Lo spiega perfettamente Helena Janeczek su Pagina99:
L’incontro tra l’aggressione sessuale collettiva realmente accaduta e l’immaginario dell’invasione barbarica che si scatena sulle “nostre donne” ha prodotto un collasso. Pare crollata la fiducia di poter gestire le grandi migrazioni secondo i principi e valori occidentali, come non era successo neanche dopo gli attentati di Parigi.
Ma c'è di più. I fatti di Colonia, per come sono e per come sono stati raccontati, evidenziano tutte le contraddizioni di chi mette sullo stesso piano solidarietà, accoglienza e integrazione. Che sono e dovrebbero rimanere questioni legate, necessarie l'una all'altra, ma concettualmente diverse. La scelta, operata a più livelli e più o meno consapevolmente, di negare la "specificità" del caso Colonia, poi, si è rivelata debolissima e ben poco suffragata dai fatti in sé. E ha lasciato campo libero a un'altra forma di propaganda, quella dei conservatori / reazionari che erano stati costretti a eclissarsi durante "l'ondata emozionale" a sostegno dei profughi.
Solo in quadro mutato, infatti, possono trovare consenso e legittimità concetti come quelli espressi dal neo direttore de La Stampa (giornale impegnato nei mesi passati in una strenua lotta a sostegno dell'accoglienza, vale la pena di sottolinearlo), che parla di "assalto tribale" e del riemergere di "tribù e clan come elementi di aggregazione" che "esaltano forme primordiali di violenza", anche in Europa. Una lettura (qui abbondantemente confutata, con argomenti piuttosto solidi), che poggia, per citare di nuovo la Janeczek, "sul fumo di immagini artefatte", ma fa leva sul "rimosso" di questi mesi: il conflitto, l'immagine parziale (e distorta) di multiculturalismo, gli stereotipi e i pregiudizi, la paura.

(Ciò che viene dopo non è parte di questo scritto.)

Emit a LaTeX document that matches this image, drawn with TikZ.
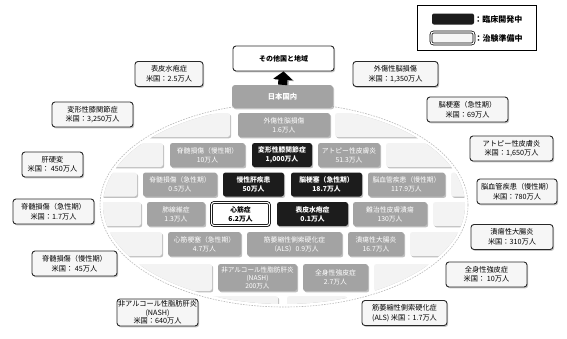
\documentclass[tikz,border=0pt]{standalone}
\usepackage{fontspec}
\setmainfont{Noto Sans CJK JP}
\usetikzlibrary{arrows.meta, positioning, shadows}
\definecolor{lightBrick}{RGB}{243,243,243}
\definecolor{grayBrick}{RGB}{163,163,163}
\definecolor{blackBrick}{RGB}{28,28,28}
\definecolor{labelFill}{RGB}{246,246,246}
\definecolor{labelLine}{RGB}{40,40,40}
\definecolor{domeLine}{RGB}{185,185,185}
\newcommand{\brickfont}{\fontsize{6.8}{9}\selectfont}
\newcommand{\labelfont}{\fontsize{7.2}{9.5}\selectfont}
\newcommand{\legendfont}{\fontsize{8}{9}\selectfont}

\begin{document}
\begin{tikzpicture}[x=1pt, y=-1pt,
    brick/.style={rectangle, rounded corners=2.5pt, minimum height=24pt, inner sep=0pt, align=center, font=\brickfont,
        drop shadow={shadow xshift=1.2pt, shadow yshift=-1.4pt, fill=black!50}},
    lightbrick/.style={brick, fill=lightBrick},
    graybrick/.style={brick, fill=grayBrick, text=white},
    blackbrick/.style={brick, fill=blackBrick, text=white, font=\brickfont\bfseries},
    trialbrick/.style={brick, fill=white, draw=black, double=white, double distance=1.1pt, line width=0.75pt, font=\brickfont\bfseries},
    usbox/.style={rectangle, rounded corners=3pt, draw=labelLine, line width=0.9pt, fill=labelFill, minimum height=25pt, inner sep=0pt, align=center, font=\labelfont,
        drop shadow={shadow xshift=1.2pt, shadow yshift=-1.4pt, fill=black!45}},
    >=Latex
]
\useasboundingbox (0,0) rectangle (567,338);
\fill[white] (0,0) rectangle (567,338);

\begin{scope}
\clip (284,205) ellipse [x radius=181, y radius=99];
\node[lightbrick, minimum width=130pt] (l11) at (165,125) {};
\node[graybrick, minimum width=92pt] (tbi) at (284,125) {外傷性脳損傷\\1.6万人};
\node[lightbrick, minimum width=135pt] (l12) at (402.5,125) {};

\node[lightbrick, minimum width=103pt] (l21) at (111.5,155) {};
\node[graybrick, minimum width=75pt] (scic) at (207.5,155) {脊髄損傷（慢性期）\\10万人};
\node[blackbrick, minimum width=60pt] (oa) at (282,155) {変形性膝関節症\\1,000万人};
\node[graybrick, minimum width=62pt] (ad) at (349,155) {アトピー性皮膚炎\\51.3万人};
\node[lightbrick, minimum width=114pt] (l22) at (443,155) {};

\node[lightbrick, minimum width=97pt] (l31) at (88.5,184.5) {};
\node[graybrick, minimum width=74pt] (scia) at (180,184.5) {脊髄損傷（急性期）\\0.5万人};
\node[blackbrick, minimum width=61pt] (cld) at (253.5,184.5) {慢性肝疾患\\50万人};
\node[blackbrick, minimum width=71pt] (stroke) at (326.5,184.5) {脳梗塞（急性期）\\18.7万人};
\node[graybrick, minimum width=77pt] (cvd) at (406.5,184.5) {脳血管疾患（慢性期）\\117.9万人};
\node[lightbrick, minimum width=69pt] (l32) at (485.5,184.5) {};

\node[lightbrick, minimum width=101pt] (l41) at (90.5,214) {};
\node[graybrick, minimum width=58pt] (ipf) at (176,214) {肺線維症\\1.3万人};
\node[trialbrick, minimum width=58pt, minimum height=23pt] (cm) at (240.5,214) {心筋症\\6.2万人};
\node[blackbrick, minimum width=71pt] (ebs) at (312.5,214) {表皮水疱症\\0.1万人};
\node[graybrick, minimum width=74pt] (ulcer) at (390,214) {難治性皮膚潰瘍\\130万人};
\node[lightbrick, minimum width=87pt] (l42) at (476.5,214) {};

\node[lightbrick, minimum width=122pt] (l51) at (101,244) {};
\node[graybrick, minimum width=73pt] (mi) at (204.5,244) {心筋梗塞（急性期）\\4.7万人};
\node[graybrick, minimum width=95pt] (als) at (294.5,244) {筋萎縮性側索硬化症\\（ALS）0.9万人};
\node[graybrick, minimum width=56pt] (uc) at (376,244) {潰瘍性大腸炎\\16.7万人};
\node[lightbrick, minimum width=110pt] (l52) at (465,244) {};

\node[lightbrick, minimum width=152pt, minimum height=27pt] (l61) at (136,277.5) {};
\node[graybrick, minimum width=79pt, minimum height=27pt, font=\fontsize{6.6}{8}\selectfont] (nash) at (257.5,277.5) {非アルコール性脂肪肝炎\\(NASH)\\200万人};
\node[graybrick, minimum width=65pt, minimum height=27pt] (ssc) at (335.5,277.5) {全身性強皮症\\2.7万人};
\node[lightbrick, minimum width=126pt, minimum height=27pt] (l62) at (437,277.5) {};

\node[lightbrick, minimum width=178pt] (l71) at (189,308) {};
\node[lightbrick, minimum width=60pt] (l72) at (317,308) {};
\node[lightbrick, minimum width=127pt] (l73) at (416.5,308) {};
\end{scope}

\draw[domeLine, line width=0.6pt, dash pattern=on 1.6pt off 1.2pt] (284,205) ellipse [x radius=184, y radius=102];

\node[rectangle, rounded corners=3pt, fill=grayBrick, text=white, minimum width=101pt, minimum height=23pt, inner sep=0pt,
    font=\fontsize{7.3}{9}\selectfont\bfseries, drop shadow={shadow xshift=1.2pt, shadow yshift=-1.4pt, fill=black!45}] (japan) at (282.5,96.5) {日本国内};
\node[usbox, minimum width=101pt, fill=white, font=\fontsize{7}{9}\selectfont\bfseries] (other) at (283.5,58.5) {その他国と地域};
\draw[black!40, line width=9pt, -{Triangle[width=19pt, length=8pt]}, transform canvas={xshift=1.4pt, yshift=-1pt}] (japan.north) -- (other.south);
\draw[black, line width=9pt, -{Triangle[width=19pt, length=8pt]}] (japan.north) -- (other.south);

\node[usbox, minimum width=68pt] (usEbs) at (169,74) {表皮水疱症\\米国：2.5万人};
\node[usbox, minimum width=81pt] (usOa) at (92.5,114.5) {変形性膝関節症\\米国：3,250万人};
\node[usbox, minimum width=85pt] (usTbi) at (395.5,74) {外傷性脳損傷\\米国：1,350万人};
\node[usbox, minimum width=81pt] (usStroke) at (467.5,109.5) {脳梗塞（急性期）\\米国：69万人};
\node[usbox, minimum width=83pt] (usAd) at (511.5,148.5) {アトピー性皮膚炎\\米国：1,650万人};
\node[usbox, minimum width=80pt] (usCvd) at (517,191.5) {脳血管疾患（慢性期）\\米国：780万人};
\node[usbox, minimum width=82pt] (usUc) at (512,237) {潰瘍性大腸炎\\米国：310万人};
\node[usbox, minimum width=81pt] (usSsc) at (486.5,274.5) {全身性強皮症\\米国： 10万人};
\node[usbox, minimum width=85pt] (usAls) at (404.5,313) {筋萎縮性側索硬化症\\(ALS) 米国：1.7万人};
\node[usbox, minimum width=61pt] (usLc) at (52.5,164.5) {肝硬変\\米国： 450万人};
\node[usbox, minimum width=81pt] (usSciA) at (53.5,211.5) {脊髄損傷（急性期）\\米国：1.7万人};
\node[usbox, minimum width=85pt] (usSciC) at (74.5,263.5) {脊髄損傷（慢性期）\\米国： 45万人};
\node[usbox, minimum width=81pt, minimum height=27pt, font=\fontsize{7.2}{8.6}\selectfont] (usNash) at (157.5,312.5) {非アルコール性脂肪肝炎\\(NASH)\\米国：640万人};

\node[rectangle, draw=black, line width=1pt, fill=white, minimum width=119pt, minimum height=45pt, inner sep=0pt] (legend) at (476.5,27.5) {};
\node[rectangle, rounded corners=2pt, fill=blackBrick, minimum width=42pt, minimum height=11pt, inner sep=0pt] (legDev) at (453,19) {};
\node[right=0pt of legDev, inner sep=0pt, font=\legendfont\bfseries] (legDevText) {：臨床開発中};
\node[rectangle, rounded corners=2.5pt, fill=labelFill, draw=black, double=white, double distance=1.1pt, line width=0.75pt,
    minimum width=43pt, minimum height=12pt, inner sep=0pt] (legTrial) at (452.5,38) {};
\node[right=0pt of legTrial, inner sep=0pt, font=\legendfont\bfseries] (legTrialText) {：治験準備中};
\end{tikzpicture}
\end{document}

Di fronte a questa controffensiva culturale si rischia di essere impreparati, senza strumenti adeguati. Perché, traslando le riflessioni di Zizek, ci si trincera dietro il "non buttare il bambino con l'acqua sporca", dimenticando che "l'acqua sporca viene dal bambino". Ovvero, in questo caso, dal sistema dell'accoglienza a livello europeo, pieno di falle, contraddizioni, timori e incertezze dettate dal calcolo politico e dalla paura di perdere consensi prendendo decisioni giuste ma impopolari. Un sistema in bilico fra paternalismo ed egoismo, in cui la solidarietà è sempre concetto usato strumentalmente e a seconda della convenienza del momento.
L'inchiesta dello Spiegel, in parte riportata da Internazionale, non a caso parla di "trappola di Colonia", facendo il passo avanti necessario, ovvero non negando che i fatti in sé siano "terribili", non negando che esistano elementi "nuovi e specifici", non negando le correlazioni con le falle del sistema dell'accoglienza, ma compiendo una doppia operazione di demistificazione: sui fatti in sé (“La notte di capodanno sono successe tante cose a Colonia: molte contraddittorie, molte reali, molte immaginate; i fatti sono stati in parte frutto del caso, in parte esagerati e quasi tutti terribili”) e sulle ripercussioni. Aiutandoci a capire che no, un singolo episodio di cronaca non può farci abdicare dal nostro ruolo e dalla nostra missione: quella di aiutare chi scappa dalla guerra e dalla fame, quella di dare una risposta a una crisi globale senza rinunciare ai valori essenziali, quella di dimostrare che libertà, solidarietà e giustizia sociale non sono debolezze, ma l'unica strada percorribile.